Exactly - even a leveling out in housing prices (rather than a more probable decline) should lead to decreases in consumer spending. I also think that perception is important here as well - consumers likely spend more money when they feel wealthier, even if they do not actually increase borrowing against their home.
 
Quote from traderdragon2:

As for zillow, its so lagging it worthless. Homes in san diego keep selling 20% below their zillow "zestimate".

I think it depends on the given area. Zillow is spot on in my neighborhood of Denver Metro, maybe off by 3k at the most. But then our neighborhood only appreciates about 3% a year, even during the RE run up of the last few years.
 
Quote from Chagi:

Exactly - even a leveling out in housing prices (rather than a more probable decline) should lead to decreases in consumer spending. I also think that perception is important here as well - consumers likely spend more money when they feel wealthier, even if they do not actually increase borrowing against their home.

Well stated. the RE run up of the last several years fueled the economy in the US almost completely. Unless you work for a defense contractor or own part of the Carlyle Group. The majority of decent paying jobs created in the last several year were RE related, whether it be brokers, construction related, etc.

Let's wait and see what happens when 2 trillion in adjustable loans reset this year.

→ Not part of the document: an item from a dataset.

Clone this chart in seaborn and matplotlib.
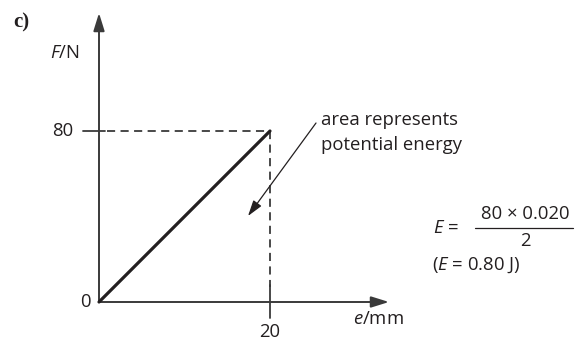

I am glad I am not one of them.

I would not want to be in gentle Ben's shoes right now.
 
Shiller has said that if not an implosion, one of the ways the housing market will destructively deflate is by a relative lack of appreciate when compared to even the most general rate of inflation.

He has said that one model shows housing values losing 40% over a 10% period by failing to appreciate in a manner commensurate with inflation.

This is very similar to what happened in Japan.

Whether by implosion or stagnation, given that housing and its direct and indirect derivative jobs and consumer led spending comprise, conservatively speaking, a fifth of the economic activity in the U.S. (and 6.4% of absolute GDP - directly), it's bad.